DC:. Sim, havia condições, mas a realidade em casa era bem diferente. Vivemos bem nos primeiros anos do nosso casamento, mas depois as coisas foram mudando. Começou a violentar- me. Tinha hora e tempo definido para falar e atender o celular. Privou-me de falar e sair com minhas irmãs. E batia-me. Sempre dizia que não tinha medo porque ainda que eu metesse a queixa nada ia acontecer lhe porque ele é jurista e trabalhador na Liga dos Direitos Humanos.
FM: Em algum momento procurou ajuda para quebrar o ciclo?
DC: Não é fácil procurar ajuda e contar que seu parceiro te bate. Só procurei ajuda quando senti que já não dava. Eu fui violentada por muito tempo e permaneci calada porque queria proteger meu casamento. Mas acabei procurando na minha família. No princípio até desacreditaram em mim, pela forma de ser do meu parceiro, dizia que não era possível um homem como ele ser agressivo, e de facto, ele era aparentemente calmo e na rua era muito diferente daquilo que vivíamos em casa. Mas no final sempre dizia para ter paciência porque lar é assim mesmo, que tinha que proteger e cuidar do meu casamento. Os discursos não mudavam.

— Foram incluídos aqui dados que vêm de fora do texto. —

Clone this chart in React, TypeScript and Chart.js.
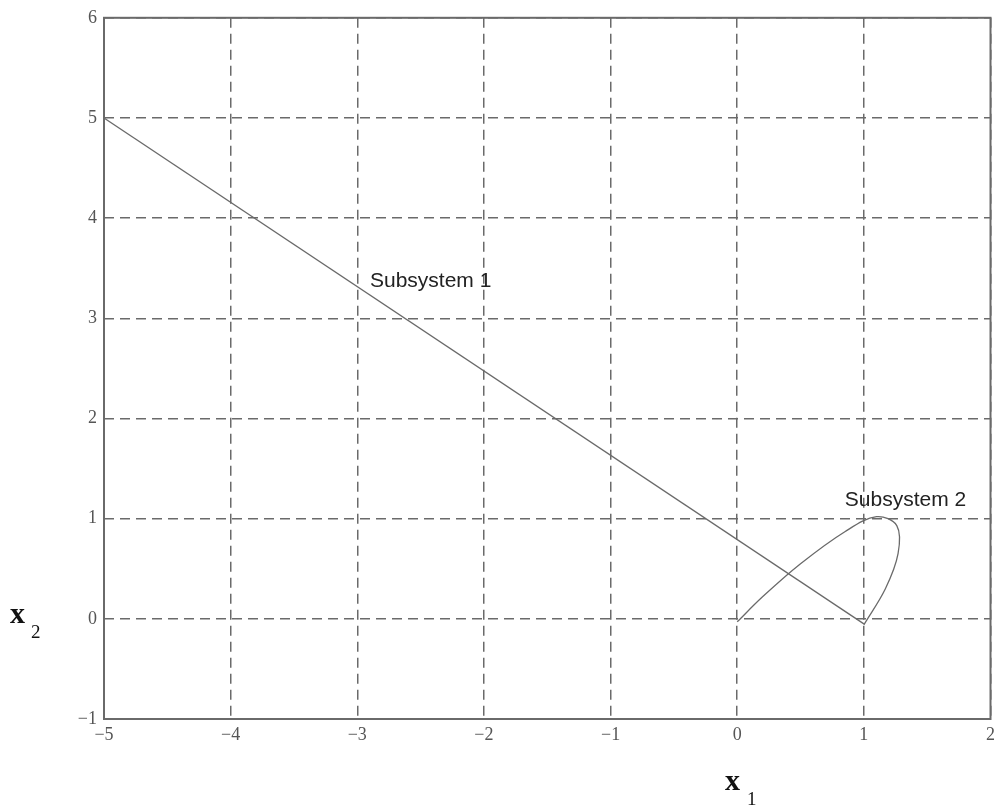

Mais tarde procurei ajuda na igreja. Por ele ser um pastor nós tínhamos uma imagem a zelar. A igreja também me aconselhou a ter paciência orar muito que tudo ia passar. Disseram que eu devia proteger a imagem do meu marido que era um pastor muito respeitado. Instruíram a ficar calada e cuidar da minha família, mas ninguém imaginava os horrores que eu vivia. Sempre que ele chegava a casa era pavoroso para mim e para as crianças que viviam aquelas coisas feias.
Já procurei ajuda na LDH, liguei para a Dra. Alice Mabote, Directora executiva da LDH na época, e ficou de tomar uma acção mas não chegou a me dar retorno. Não tive apoio la e isso lhe deu forca, dizia que não lhe ia acontecer nada e que conhece bem as leis. Numa das vezes chegou a usar taco de golfe para me bater, e partir meu carro.
FM: Donde surgiu a iniciativa de denunciar, considerando que tanto a família assim como a igreja recomendavam a ter paciência?
DC: Eu fui formada como para-legal pelo Fórum Mulher. A situação em que eu vivia me deixou com problemas de auto estima, eu deixei de gostar de mim mesma. Não gostava de me olhar no espelho. E tinha ate vergonha de andar nas ruas. Minha mãe via meu sofrimento, ela também era activista e sabia que o que eu vivia era violência. Ela me apoiou bastante. Me encorajou a tomar uma decisão, tive que fazer uma escolhe entre continuar casada e ser violentada todos dias ou perder o status e viver uma vida digna.
Cansada da violência que vivia e estimulada pelo aprendizado que vinha tendo na Amudeia, membro do Fórum Mulher, eu tomei a decisão de denunciar. Eu fui dizer basta. Quando o processo iniciou ele saiu de casa, deixando-me la com as crianças. O caso foi seguindo no tribunal e ele foi condenado a apagar me uma indemnização de 2.000,00 meticais e uma pensão para os filhos, mas mesmo assim não deu esse valor.
FM: De que forma as acções formativas do Fórum Mulher foram uteis nessa fase da tua vida?
As acções de formação do Fórum Mulher também mexiam comigo. Eu estava exposta a informações sobre violência e direitos humanos das mulheres e nunca pensei que aquilo pudesse acontecer comigo, mas quando dei por mim eu era mais uma vítima de violência domestica.
Encontrei apoio no FM e na minha mãe, decidi ir denunciar e o caso seguiu normalmente, embora a indeminização que lhe foi dada seja pouca e não a tenha recebido. Hoje aconselho a todas as mulheres a olharem primeiro para si mesma. A não derem ouvidos a conselhos sobre paciência. Se dependesse da igreja eu ainda estaria a viver com a pessoa que por pouco ter-me-ia tirado a vida ou me ferido mais do que feriu. A Amudeia, membro do Fórum Mulher, serviu como alicerce. Hoje estou num processo de divórcio e o ciclo de violência se quebrou. Faco minhas encomendas e ganho meu próprio dinheiro. Sou uma mulher independente.
[1] PLANO NACIONAL DE PREVENÇÃO E COMBATE À VIOLÊNCIA BASEADA NO GÉNERO – 2018-2021, pag. 7.